PROPRIO CON ALORA CRUCIBLE E DA SOLISTA HAI TENUTO UN LUNGO TOUR EUROPEO, MENTRE SUL FINIRE DELL’ESTATE SARAI DI NUOVO DALLE NOSTRE PARTI PER SUONARE CON I KAYO DOT. RIGUARDO ALLE DATE DI QUESTA PRIMAVERA, CONCLUSESI CON DUE SHOW AL ROADBURN, COME SONO ANDATE?
– Il tour primaverile è stato stupendo, un’esperienza bellissima e appagante. Siamo stati in giro per due mesi, abbiamo suonato in tante città, percepito una forte connessione emotiva con il pubblico ovunque siamo stati.
Mi sono accorto di quanto sia potenzialmente vasta l’audience per entrambi i progetti, devo cercare di investire maggiormente in quello che serve per raggiungere le persone, far loro conoscere quello che suoniamo.
Per il prossimo tour dei Kayo Dot saremo in cinque o sei sul palco, ci focalizzeremo sul materiale del nuovo album, oltre a qualche ripescaggio dal passato.

COME ARTISTI INDIPENDENTI CHE SUONANO MUSICA NON CONVENZIONALE E SICURAMENTE TUTT’ALTRO CHE COMMERCIALE, QUALI SONO LE PRINCIPALI DIFFICOLTÀ DA AFFRONTARE PER CONTINUARE A SUONARE E SOPRAVVIVERE NEL MERCATO MUSICALE ODIERNO?
– Penso che la maggior parte dei musicisti concorderà sul fatto che la sfida più grande per noi è il doversi sobbarcare una dozzina di ruoli diversi solo per sopravvivere: manager, agente di booking, addetto stampa, designer, contabile, social media manager e così via.
Se ci pensi è terribile, il segnale che il sistema è completamente rotto, non funziona. Nessun musicista pensa che sia bello vivere così, tutti noi dovremmo assumere un atteggiamento più proattivo per cercare di cambiare le cose in meglio.

COLLEGANDOMI ALLE TEMATICHE DEL DISCO, QUALI SONO LE TUE ASPETTATIVE PER IL FUTURO DELLA MUSICA NEI PROSSIMI ANNI E COME PENSI CHE SI COMPORTERANNO ARTISTI E ASCOLTATORI RISPETTO A QUESTO PROGRESSO TECNOLOGICO APPARENTEMENTE COSÌ MINACCIOSO E INVADENTE?
– Penso avremo una divisione: ci sarà tantissima musica generata da intelligenza artificiale, e tanta altra musica creata deliberatamente per contrastarla.
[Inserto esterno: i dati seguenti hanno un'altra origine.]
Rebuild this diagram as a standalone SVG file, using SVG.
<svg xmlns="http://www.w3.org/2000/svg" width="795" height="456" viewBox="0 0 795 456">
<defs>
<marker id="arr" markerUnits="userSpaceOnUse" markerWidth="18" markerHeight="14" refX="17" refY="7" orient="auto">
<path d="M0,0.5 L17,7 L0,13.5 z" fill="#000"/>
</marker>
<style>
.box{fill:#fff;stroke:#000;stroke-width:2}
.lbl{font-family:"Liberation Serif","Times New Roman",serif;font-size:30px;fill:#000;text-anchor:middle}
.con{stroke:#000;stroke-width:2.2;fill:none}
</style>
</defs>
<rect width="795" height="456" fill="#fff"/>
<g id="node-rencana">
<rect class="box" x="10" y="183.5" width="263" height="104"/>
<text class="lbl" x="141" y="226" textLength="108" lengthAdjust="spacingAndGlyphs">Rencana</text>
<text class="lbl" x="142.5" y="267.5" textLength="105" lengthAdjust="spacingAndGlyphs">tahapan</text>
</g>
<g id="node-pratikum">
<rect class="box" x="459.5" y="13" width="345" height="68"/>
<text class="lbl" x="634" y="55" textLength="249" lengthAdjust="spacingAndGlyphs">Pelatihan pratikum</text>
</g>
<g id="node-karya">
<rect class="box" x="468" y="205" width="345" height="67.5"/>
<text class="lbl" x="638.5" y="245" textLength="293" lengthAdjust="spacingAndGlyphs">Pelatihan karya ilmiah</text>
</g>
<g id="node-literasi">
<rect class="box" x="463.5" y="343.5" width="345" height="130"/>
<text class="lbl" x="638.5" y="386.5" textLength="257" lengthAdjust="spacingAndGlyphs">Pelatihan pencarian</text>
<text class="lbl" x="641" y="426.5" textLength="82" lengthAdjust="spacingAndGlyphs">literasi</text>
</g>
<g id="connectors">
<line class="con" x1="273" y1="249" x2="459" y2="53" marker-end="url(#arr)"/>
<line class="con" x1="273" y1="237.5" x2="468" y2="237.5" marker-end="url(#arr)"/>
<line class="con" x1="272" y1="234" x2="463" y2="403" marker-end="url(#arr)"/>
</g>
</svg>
Vedremo probabilmente una forte spaccatura da queste due linee di pensiero.
Non penso che un appassionato di musica medio abbia molti strumenti per capire la situazione, la maggior parte delle persone non sa cosa stia accadendo, perché il grosso della battaglia avviene dietro le quinte. Per esempio, in molti non sanno che solo nel 2025 molte playlist editoriali di Spotify – anche in generi di nicchia come ambient e voidgaze – sono dominate da tracce generate dall’intelligenza artificiale.
Gli artisti devono rimanere vigili, prestare grande attenzione a come l’intelligenza artificiale si sta evolvendo e resistere, creando musica che sia veramente originale, non un semplice formulario di soluzioni facilmente replicabili. Una strategia sarebbe quella, semplicemente, di non usare l’intelligenza artificiale e far diventare il suo utilizzo qualcosa di cui vergognarsi. È bello vedere che di questi argomenti se ne parla già apertamente e c’è chi si sta ponendo questi problemi.
Un altro modo di combattere l’ingerenza dell’intelligenza artificiale è di assicurarsi che la propria arte sia così distintiva e non prevedibile da resistere ai pattern di riconoscimento dell’intelligenza artificiale. Eventualmente, come caso estremo, potremmo valutare di rimuovere la nostra arte da internet, integralmente, per impedire che l’intelligenza artificiale si alimenti con essa.